You know what? Just try not to think about it too hard.
Any Dream Will Do
Speaking of taking responsibility, Joseph really takes charge of the situation with Jesus. When his fiancée comes to him and says she's pregnant, Joseph doesn't want to "expose her to public disgrace" (1:19), so he does the noble thing and plans to break it all off on the down low. What Mary does with the baby is her own problem though, we suppose.
Luckily, an angel of the Lord appears to him to let him know that everything is cool. In fact, dreams and angels are Joseph's primary way of making major life decisions:
- Your wife is pregnant with an illegitimate child? God has a dream for that (1:20).
- Need to make a quick escape to Egypt? God has a dream for that (2:13).
- Thinking it might be time to come back to Israel? Yup, God has a dream for that (2:20).
God just loves popping in during people's REM cycles.
You'll generally see Joseph hanging around in artwork featuring the baby Jesus. In olden times, he was usually portrayed as an older guy with gray hair. Kind of creepy, since Mary looks like a teenage girl in those same paintings.

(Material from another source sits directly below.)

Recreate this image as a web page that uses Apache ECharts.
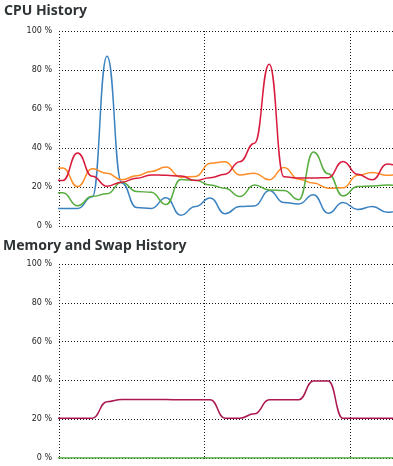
<!DOCTYPE html>
<html><head><meta charset="utf-8">
<script src="https://cdn.jsdelivr.net/npm/echarts@6/dist/echarts.min.js"></script>
<style>html,body{margin:0;padding:0;background:#fff}#c{width:393px;height:466px}</style>
</head><body><div id="c"></div>
<script>
// time axis (seconds): first sample time and sample step
const sampleStart = -2.25;
const sampleStep = 3.037;
const timeMax = 68.8;
const timeGrid = 30;

// CPU history (%), one value per sample
const cpu1 = [9, 9, 9, 15, 87, 22, 9.5, 9, 14.5, 5.5, 10, 14.3, 6.3, 10, 10.3, 18.2, 12, 11.3, 16, 6.5, 12, 8.5, 10, 7, 9];
const cpu2 = [29, 29.7, 20.2, 29.3, 27, 23.7, 25.8, 28, 30.2, 25, 25.4, 32.2, 33, 26.2, 27.1, 23.7, 30, 24, 22, 19.4, 19.6, 26, 27.5, 26, 27];
const cpu3 = [17.3, 17, 10.4, 15.2, 16.5, 22.5, 17.7, 17.3, 11, 23.8, 23.5, 21, 19.4, 15.1, 21, 18.5, 18.2, 13.5, 38, 26.8, 15.4, 20.2, 20.5, 21, 20.5];
const cpu4 = [25, 23.3, 37.4, 25.5, 20.4, 22.5, 24.5, 26.2, 26, 25.6, 23.3, 24.8, 26.5, 33, 42.5, 83, 25.2, 24.6, 24.6, 24.8, 33.1, 26.5, 23.7, 31.8, 29];

// Memory and swap history (%)
const memory = [20.5, 20.5, 20.5, 20.5, 29, 30.2, 30.2, 30.1, 30.1, 30, 30, 30, 20.5, 20.5, 22.8, 30, 30, 30, 39.7, 39.7, 20.5, 20.5, 20.5, 20.5, 20.5];
const swap = [0, 0, 0, 0, 0, 0, 0, 0, 0, 0, 0, 0, 0, 0, 0, 0, 0, 0, 0, 0, 0, 0, 0, 0, 0];

const yTickLabels = ['0 %', '20 %', '40 %', '60 %', '80 %', '100 %'];
const titles = ['CPU History', 'Memory and Swap History'];

const cpuColors = ['#3b82c0', '#ff8c26', '#57ad3f', '#d81b3c'];
const memColor = '#ab1852';
const swapColor = '#49a835';

function pairs(arr) { return arr.map((v, i) => [sampleStart + i * sampleStep, v]); }

const dotted = { color: '#1a1a1a', width: 1, type: [1, 2] };

function xAxis(gi) {
  return {
    type: 'value', gridIndex: gi, min: 0, max: timeMax, interval: timeGrid,
    axisLabel: { show: false }, axisLine: { show: false },
    axisTick: { show: true, length: 3, lineStyle: dotted },
    splitLine: { show: true, lineStyle: dotted, showMaxLine: false }
  };
}
function yAxis(gi) {
  return {
    type: 'value', gridIndex: gi, min: 0, max: 100, interval: 20,
    axisLine: { show: false }, axisTick: { show: false },
    axisLabel: {
      margin: 7, fontSize: 8, fontFamily: 'DejaVu Sans', color: '#1e1e1e',
      formatter: v => yTickLabels[Math.round(v / 20)]
    },
    splitLine: { show: true, lineStyle: dotted }
  };
}
function line(data, color, gi) {
  return {
    type: 'line', xAxisIndex: gi, yAxisIndex: gi, data: pairs(data),
    showSymbol: false, smooth: 0.5, smoothMonotone: 'x',
    lineStyle: { color: color, width: 1.5 }, itemStyle: { color: color },
    silent: true
  };
}

const titleStyle = { fontFamily: 'Noto Sans', fontWeight: 'bold', fontSize: 14, lineHeight: 14, color: '#2e3436' };
const chart = echarts.init(document.getElementById('c'), null, { renderer: 'canvas' });
chart.setOption({
  animation: false,
  backgroundColor: '#fff',
  title: [
    { text: titles[0], left: 4, top: 4, padding: 0, textStyle: titleStyle },
    { text: titles[1], left: 3, top: 239, padding: 0, textStyle: titleStyle }
  ],
  grid: [
    { left: 59, top: 31, width: 334, height: 195 },
    { left: 59, top: 264, width: 334, height: 194 }
  ],
  xAxis: [xAxis(0), xAxis(1)],
  yAxis: [yAxis(0), yAxis(1)],
  series: [
    line(cpu1, cpuColors[0], 0),
    line(cpu2, cpuColors[1], 0),
    line(cpu3, cpuColors[2], 0),
    line(cpu4, cpuColors[3], 0),
    line(memory, memColor, 1),
    line(swap, swapColor, 1)
  ]
});
</script></body></html>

Today, it's much more common to see a youthful, hands-on dad type Joseph. He's often got a hammer in one hand (because, as Matthew points out, he's a carpenter) and tiny baby Jesus in the other. What a multitasker. (Source.)
In the Catholic Church, Joseph is the patron saint of dads. And for some reason, there are people who think that if you bury a statue of St. Joseph upside down in your front yard, you'll be able to sell your house quickly (source). Apparently the guy was a real estate agent, too.